▶ [Data to use]:
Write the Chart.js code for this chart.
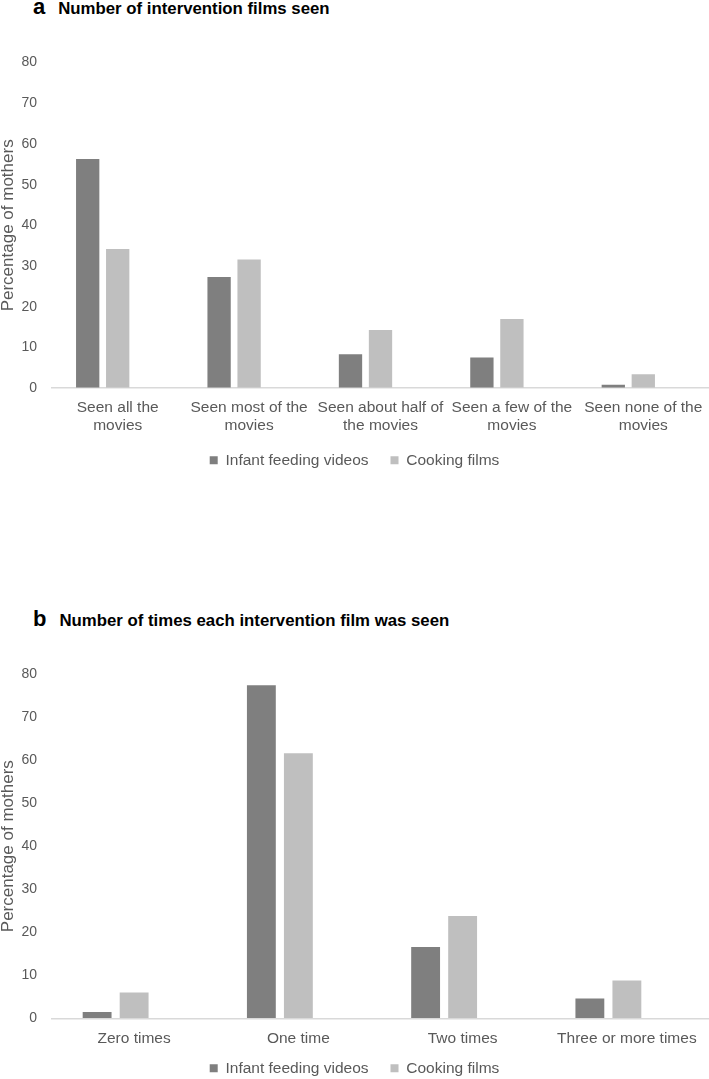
<!DOCTYPE html>
<html>
<head>
<meta charset="utf-8">
<script src="https://cdn.jsdelivr.net/npm/chart.js@4/dist/chart.umd.min.js"></script>
<style>
  html, body { margin: 0; padding: 0; background: #fff; }
  body { width: 709px; height: 1079px; position: relative; overflow: hidden; font-family: "Liberation Sans", Arial, sans-serif; }
  .title { position: absolute; left: 33px; white-space: nowrap; color: #000; font-weight: bold; line-height: 20px; }
  .title .letter { font-size: 22px; margin-right: 13px; }
  .title .txt { font-size: 16.8px; }
  .wrap { position: absolute; left: 0; width: 709px; }
</style>
</head>
<body>
<div class="title" style="top:-3px"><span class="letter">a</span><span class="txt">Number of intervention films seen</span></div>
<div class="title" style="top:609px"><span class="letter">b</span><span class="txt">Number of times each intervention film was seen</span></div>
<div class="wrap" style="top:0px;height:500px"><canvas id="chartA" width="709" height="500"></canvas></div>
<div class="wrap" style="top:600px;height:510px"><canvas id="chartB" width="709" height="510"></canvas></div>
<script>
// ---- Data ----
const seriesNames = ["Infant feeding videos", "Cooking films"];
const filmsSeenCategories = [
  ["Seen all the", "movies"],
  ["Seen most of the", "movies"],
  ["Seen about half of", "the movies"],
  ["Seen a few of the", "movies"],
  ["Seen none of the", "movies"]
];
const filmsSeenInfant = [56.3, 27.3, 8.3, 7.5, 0.8];
const filmsSeenCooking = [34.2, 31.6, 14.3, 17.0, 3.4];

const timesSeenCategories = ["Zero times", "One time", "Two times", "Three or more times"];
const timesSeenInfant = [1.5, 77.4, 16.6, 4.6];
const timesSeenCooking = [6.0, 61.6, 23.8, 8.8];

const yTicks = [0, 10, 20, 30, 40, 50, 60, 70, 80];
const yAxisTitle = "Percentage of mothers";

// ---- Styles ----
const DARK = "#7f7f7f", LIGHT = "#bfbfbf", TEXT = "#595959", AXIS = "#d9d9d9";
const FONT = "'Liberation Sans', Arial, sans-serif";

// moves the bottom legend up closer to the axis labels while keeping item spacing
const legendShift = {
  id: "legendShift",
  afterLayout(chart, args, opts) {
    const lg = chart.legend;
    if (!lg || !opts.dy) return;
    lg.top += opts.dy; lg.bottom += opts.dy;
    if (lg.legendHitBoxes) lg.legendHitBoxes.forEach(h => { h.top += opts.dy; });
  }
};

function makeChart(id, categories, infant, cooking, pad, catPct, barPct) {
  const ctx = document.getElementById(id);
  return new Chart(ctx, {
    type: "bar",
    plugins: [legendShift],
    data: {
      labels: categories,
      datasets: [
        { label: seriesNames[0], data: infant, backgroundColor: DARK, categoryPercentage: catPct, barPercentage: barPct },
        { label: seriesNames[1], data: cooking, backgroundColor: LIGHT, categoryPercentage: catPct, barPercentage: barPct },
        // empty third series slot, as in the original spreadsheet chart
        { label: "", data: categories.map(() => null), backgroundColor: "rgba(0,0,0,0)", categoryPercentage: catPct, barPercentage: barPct }
      ]
    },
    options: {
      responsive: false,
      animation: false,
      devicePixelRatio: 1,
      layout: { padding: { top: pad.top, bottom: pad.bottom, left: 0, right: 0 } },
      plugins: {
        tooltip: { enabled: false },
        legendShift: { dy: pad.legendDy },
        legend: {
          position: "bottom",
          labels: {
            filter: (item) => item.text !== "",
            boxWidth: 8, boxHeight: 8,
            color: TEXT,
            font: { family: FONT, size: 15.5 },
            padding: 22
          }
        }
      },
      scales: {
        x: {
          afterFit: (s) => { s.paddingRight = 0; s.paddingLeft = 0; },
          grid: { color: "rgba(0,0,0,0)", drawTicks: false },
          border: { display: true, color: AXIS, width: 1.5 },
          ticks: { color: TEXT, font: { family: FONT, size: 15.5, lineHeight: "17.7px" }, padding: 11, maxRotation: 0, autoSkip: false }
        },
        y: {
          min: 0, max: 80,
          afterBuildTicks: (s) => { s.ticks = yTicks.map(v => ({ value: v })); },
          afterFit: (s) => { s.width = 52; },
          grid: { color: "rgba(0,0,0,0)", drawTicks: false },
          border: { display: false },
          ticks: { color: TEXT, font: { family: FONT, size: 14 }, padding: 15 },
          title: { display: true, text: yAxisTitle, color: TEXT, font: { family: FONT, size: 17, lineHeight: 1 }, padding: 0 }
        }
      }
    }
  });
}

makeChart("chartA", filmsSeenCategories, filmsSeenInfant, filmsSeenCooking,
  { top: 62.6, bottom: 7, legendDy: -14.9 }, 0.685, 0.777);
makeChart("chartB", timesSeenCategories, timesSeenInfant, timesSeenCooking,
  { top: 74, bottom: 4.4, legendDy: -19.5 }, 0.676, 0.78);
</script>
</body>
</html>
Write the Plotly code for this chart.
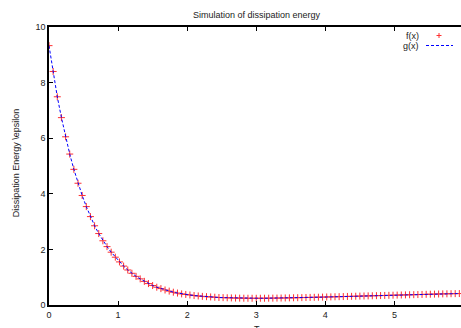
import plotly.graph_objects as go

x_values = [round(i * 0.06, 2) for i in range(100)]

f_values = [
    9.33, 8.40, 7.49, 6.74, 6.05, 5.43, 4.88, 4.38, 3.94, 3.54,
    3.18, 2.85, 2.57, 2.31, 2.10, 1.90, 1.72, 1.55, 1.40, 1.26,
    1.14, 1.03, 0.94, 0.85, 0.77, 0.70, 0.64, 0.59, 0.54, 0.50,
    0.46, 0.43, 0.40, 0.38, 0.36, 0.34, 0.325, 0.31, 0.30, 0.29,
    0.28, 0.27, 0.265, 0.26, 0.255, 0.25, 0.248, 0.245, 0.243, 0.242,
    0.242, 0.243, 0.244, 0.245, 0.247, 0.249, 0.251, 0.254, 0.257, 0.26,
    0.263, 0.266, 0.27, 0.273, 0.277, 0.28, 0.284, 0.288, 0.292, 0.296,
    0.30, 0.304, 0.308, 0.312, 0.316, 0.32, 0.324, 0.328, 0.332, 0.336,
    0.34, 0.344, 0.348, 0.352, 0.356, 0.36, 0.364, 0.368, 0.372, 0.376,
    0.38, 0.384, 0.388, 0.392, 0.396, 0.40, 0.403, 0.406, 0.409, 0.412,
]
g_values = list(f_values)

x_ticks = [0, 1, 2, 3, 4, 5]
y_ticks = [0, 2, 4, 6, 8, 10]

FONT = "Liberation Sans, Arial, sans-serif"
W, H = 461, 328
L, R, T, B = 49, 0, 27, 23
PW, PH = W - L - R, H - T - B

def px(xp):
    return (xp - L) / PW

def py(yp):
    return (H - B - yp) / PH

fig = go.Figure()
fig.add_trace(go.Scatter(
    x=x_values, y=f_values, mode="markers", name="f(x)",
    marker=dict(symbol="cross-thin-open", size=5, color="#ff3030",
                line=dict(color="#ff3030", width=1)),
    showlegend=False,
))
fig.add_trace(go.Scatter(
    x=x_values, y=g_values, mode="lines", name="g(x)",
    line=dict(color="#0000ff", width=1, dash="3px,2px"), showlegend=False,
))

axis_common = dict(
    showgrid=False, zeroline=False, showline=True, linecolor="black", linewidth=1.5,
    ticks="inside", ticklen=4, tickwidth=1, tickcolor="black",
    tickfont=dict(family=FONT, size=9, color="#222222"),
)

fig.update_layout(
    width=W, height=H,
    margin=dict(l=L, r=R, t=T, b=B, pad=0),
    paper_bgcolor="white", plot_bgcolor="white",
    xaxis=dict(range=[0, 5.964], tickvals=x_ticks, mirror="ticks", **axis_common),
    yaxis=dict(range=[0, 10], tickvals=y_ticks, **axis_common),
    showlegend=False,
    annotations=[
        dict(text="Simulation of dissipation energy", xref="paper", yref="paper",
             x=px(256.5), y=py(14.5), xanchor="center", yanchor="middle", showarrow=False,
             font=dict(family=FONT, size=9, color="#222222")),
        dict(text="Dissipation Energy \\epsilon", xref="paper", yref="paper",
             x=px(16.3), y=py(163), xanchor="center", yanchor="middle", showarrow=False,
             textangle=-90, font=dict(family=FONT, size=9, color="#222222")),
        dict(text="T", xref="paper", yref="paper",
             x=px(256.5), y=py(321.5), xanchor="center", yanchor="top", showarrow=False,
             font=dict(family=FONT, size=9, color="#222222")),
        dict(text="f(x)", xref="paper", yref="paper",
             x=px(421), y=py(35.5), xanchor="right", yanchor="middle", showarrow=False,
             font=dict(family=FONT, size=9, color="#222222")),
        dict(text="g(x)", xref="paper", yref="paper",
             x=px(421), y=py(46), xanchor="right", yanchor="middle", showarrow=False,
             font=dict(family=FONT, size=9, color="#222222")),
    ],
    shapes=[
        dict(type="path", xref="paper", yref="paper", xsizemode="pixel", ysizemode="pixel",
             xanchor=px(439), yanchor=py(35.5),
             path="M -2.5,0 L 2.5,0 M 0,-2.5 L 0,2.5", line=dict(color="#ff3030", width=1)),
        dict(type="line", xref="paper", yref="paper",
             x0=px(426), x1=px(453), y0=py(45.5), y1=py(45.5),
             line=dict(color="#0000ff", width=1, dash="3px,2px")),
    ],
)

fig.write_html("out.html", config={"displayModeBar": False},
               post_script="document.body.style.margin='0';document.body.style.overflow='hidden';")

▶ [Task description]: Copy out every line in the listing where the word "code" appears.

▶ [Complete answer]:
Write the Chart.js code for this chart.
Write the Plotly code for this chart.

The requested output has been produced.